Fluid dynamics of diving wedges

TL;DR

This study investigates the fluid dynamics of diving wedges, analyzing impact forces, splash evolution, and cavity shapes, revealing how wedge angle influences impact severity and splash behavior, with implications for engineering and biological applications.

Contribution

It provides experimental characterization and a new splash model considering gravity, surface tension, and aerodynamics, advancing understanding of water entry dynamics for various wedge geometries.

Findings

Smaller impact forces with decreasing wedge angle.

Splash shape is independent of entry velocity at short times.
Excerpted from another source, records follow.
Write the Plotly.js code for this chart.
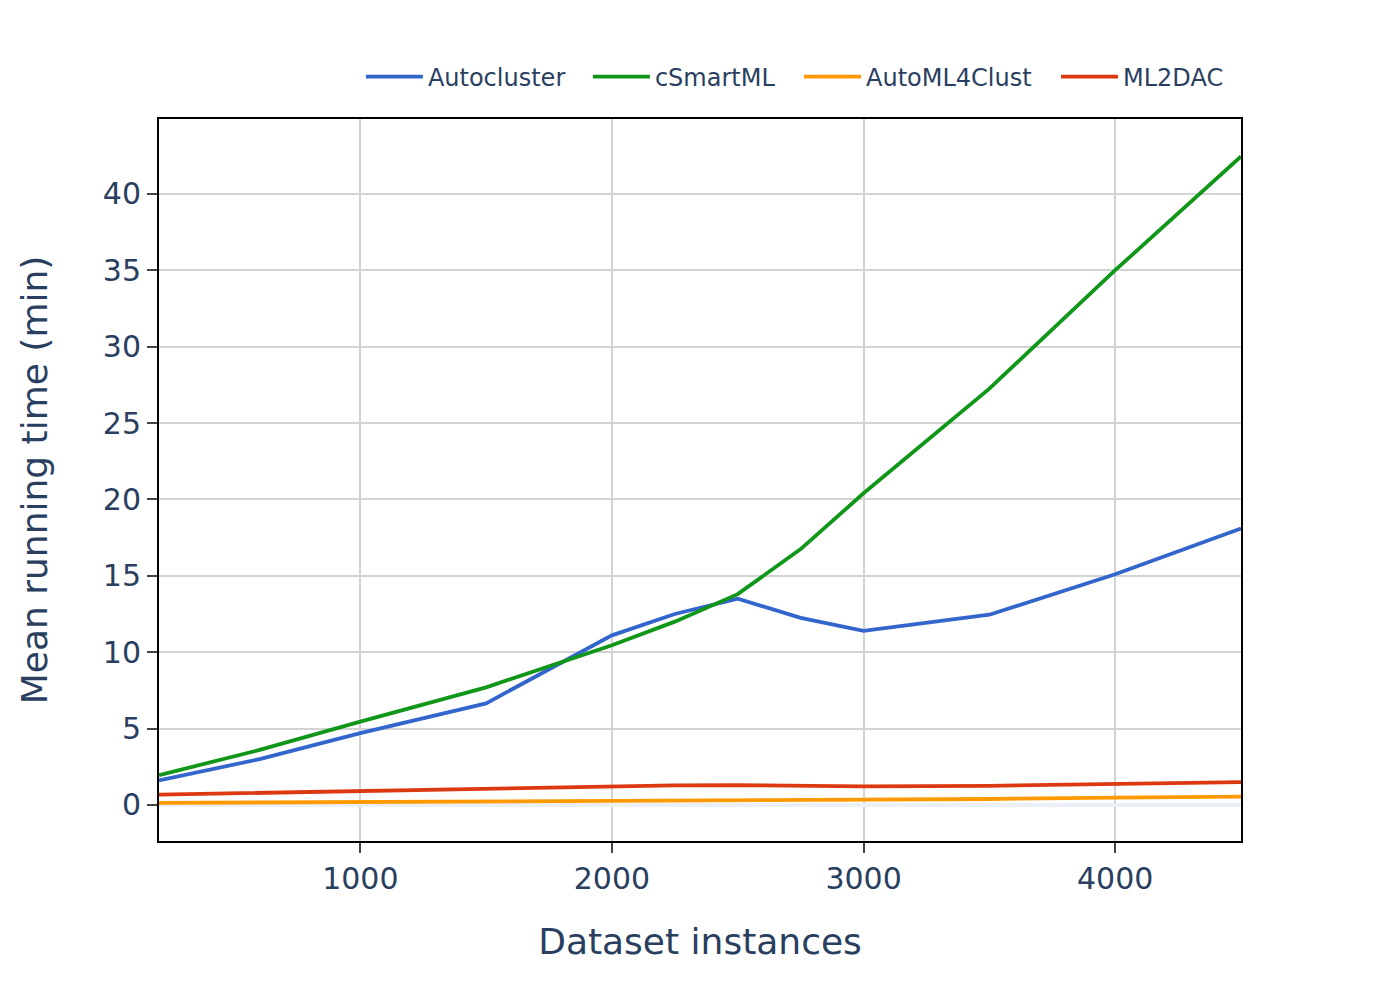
<!DOCTYPE html>
<html>
<head>
<meta charset="utf-8">
<script src="https://cdn.plot.ly/plotly-3.0.1.min.js"></script>
<style>html,body{margin:0;padding:0;background:#fff;}</style>
</head>
<body>
<div id="chart" style="width:1400px;height:1000px;"></div>
<script>
const instances = [200, 600, 1000, 1500, 2000, 2250, 2500, 2750, 3000, 3500, 4000, 4500];
const autocluster = [1.6, 3.0, 4.7, 6.65, 11.1, 12.5, 13.5, 12.25, 11.4, 12.45, 15.1, 18.1];
const csmartml = [1.95, 3.6, 5.45, 7.7, 10.45, 12.0, 13.8, 16.75, 20.4, 27.25, 35.0, 42.45];
const automl4clust = [0.13, 0.16, 0.2, 0.23, 0.26, 0.27, 0.28, 0.29, 0.3, 0.39, 0.48, 0.54];
const ml2dac = [0.67, 0.8, 0.91, 1.07, 1.21, 1.28, 1.29, 1.25, 1.22, 1.25, 1.37, 1.5];
const seriesNames = ['Autocluster', 'cSmartML', 'AutoML4Clust', 'ML2DAC'];
const seriesColors = ['#3366CC', '#109618', '#FF9900', '#DC3912'];
const seriesValues = [autocluster, csmartml, automl4clust, ml2dac];
const legendIds = ['legend', 'legend2', 'legend3', 'legend4'];
const legendX = [0.1866, 0.3964, 0.5915, 0.8290];

const traces = seriesNames.map((n, i) => ({
  x: instances, y: seriesValues[i], name: n, type: 'scatter', mode: 'lines',
  legend: legendIds[i],
  line: {color: seriesColors[i], width: 3.8}
}));

const fontColor = '#2a3f5f';
const layout = {
  width: 1400, height: 1000,
  margin: {l: 159, r: 159, t: 119, b: 159},
  paper_bgcolor: '#fff', plot_bgcolor: '#fff',
  font: {family: 'DejaVu Sans', color: fontColor, size: 24},
  showlegend: true,
  xaxis: {
    range: [200, 4500], dtick: 1000, tick0: 0,
    showgrid: true, gridcolor: 'lightgray', gridwidth: 2,
    showline: true, linecolor: 'black', linewidth: 2, mirror: true,
    ticks: 'outside', ticklen: 10, tickwidth: 2, tickcolor: '#444',
    zeroline: false,
    tickfont: {size: 30, color: fontColor},
    title: {text: 'Dataset instances', font: {size: 36, color: fontColor}, standoff: 34}
  },
  yaxis: {
    range: [-2.36, 44.9], dtick: 5, tick0: 0,
    showgrid: true, gridcolor: 'lightgray', gridwidth: 2,
    showline: true, linecolor: 'black', linewidth: 2, mirror: true,
    ticks: 'outside', ticklen: 10, tickwidth: 2, tickcolor: '#444',
    zeroline: true, zerolinecolor: '#EBF0F8', zerolinewidth: 4,
    tickfont: {size: 30, color: fontColor},
    title: {text: 'Mean running time (min)', font: {size: 36, color: fontColor}, standoff: 44}
  }
};
legendIds.forEach((id, i) => {
  layout[id] = {orientation: 'h', x: legendX[i], xanchor: 'left', y: 1.027, yanchor: 'bottom',
                font: {size: 24, color: fontColor}, itemwidth: 57, bgcolor: 'rgba(0,0,0,0)'};
});
Plotly.newPlot('chart', traces, layout, {displayModeBar: false});
</script>
</body>
</html>
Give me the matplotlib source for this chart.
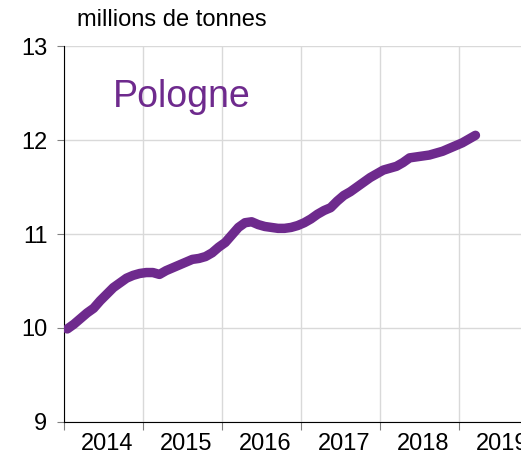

A model shows splash shape is dominated by air suction and surface tension.

Abstract

Diving induces large pressures during water entry, accompanied by the creation of cavity and water splash ejected from the free water surface. To minimize impact forces, divers streamline their shape at impact. Here, we investigate the impact forces and splash evolution of diving wedges as a function of the wedge opening angle. A gradual transition from impactful to smooth entry is observed as the wedge angle decreases. After submersion, diving wedges experience significantly smaller drag forces (two-fold smaller) than immersed wedges. Our experimental findings compare favorably with existing force models upon the introduction of empirically-based corrections. We experimentally characterize the shapes of the cavity and splash created by the wedge and find that they are independent of the entry velocity at short times, but that the splash exhibits distinct variations in shape at later times. We propose a one-dimensional model of the splash that takes into account gravity, surface tension and aerodynamics forces. The model shows, in conjunction with experimental data, that the splash shape is dominated by the interplay between a destabilizing Venturi-suction force due to air rushing between the splash and the water surface and a stabilizing force due to surface tension. Taken together, these findings could direct future research aimed at understanding and combining the mechanisms underlying all stages of water entry in application to engineering and bio-related problems, including naval engineering, disease spreading or platform diving.